Tuesday, March 21, 2017

Pegram: Human Rights: Leveraging Compliance

Tom Pegram (Univ. College London - Political Science) has posted Human Rights: Leveraging Compliance (in Beyond Gridlock, David Held & Thomas Hale et al. eds., forthcoming). Here's the abstract:
The performance of global governance regimes across issue areas is increasingly beset by what scholars have termed the “governance dilemma” (Keohane 2001). As noted in Gridlock (Hale, Held and Young 2013), second-order trends, brought on by deepening global interdependence are combining to undermine international cooperation where it is needed most. The governance dilemma is particularly acute in a human rights domain characterized more by distributive costs than easily resolved cooperation problems.

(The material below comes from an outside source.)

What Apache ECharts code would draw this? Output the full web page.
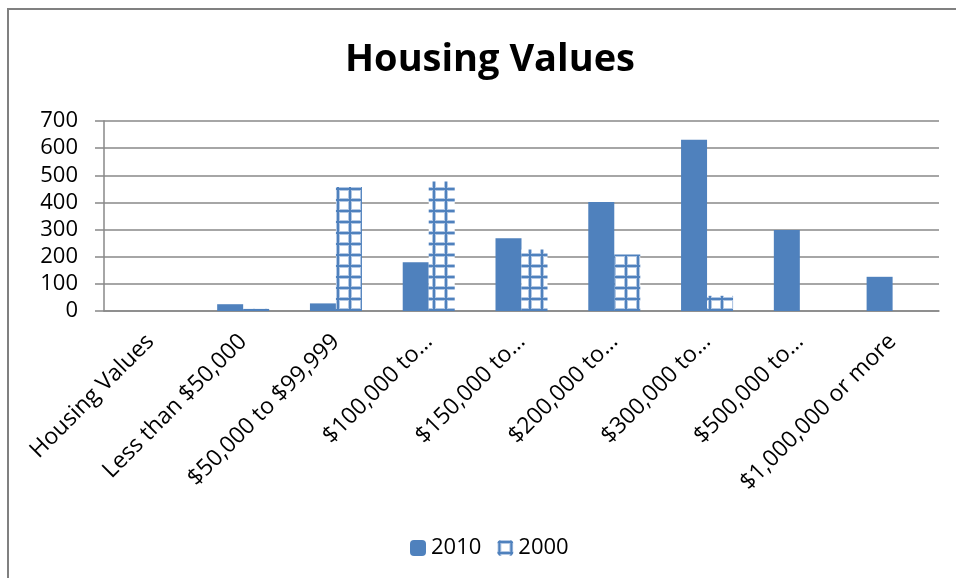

Drawing on the introduction to this book, the chapter surveys the current state of human rights scholarship and practice through an exploration of four potential pathways “through” or even “beyond” gridlock in the human rights domain, with particular attention to: (1) autonomous and adaptive institutions, and (2) plurality and diversity of actors and agencies around common goals/norms. In so doing, it highlights how human rights governance is emblematic of certain exit options from gridlock, especially mobilization of willing and able transgovernmental and transnational networks of non-state actors. This includes both civil society actors, as well as networks of national human rights institutions (NHRIs) and other official regulatory bodies, which have received growing attention of late. The chapter begins with an outline of governance arrangements in the human rights domain, including a survey of the many challenges human rights governance confronts. It then evaluates the extent to which the pathways out of gridlock identified in this project are evident in human rights governance and with what effect. The chapter concludes by reflecting on what the analysis means for advancing human rights policy objectives and overcoming multilateral gridlock more generally.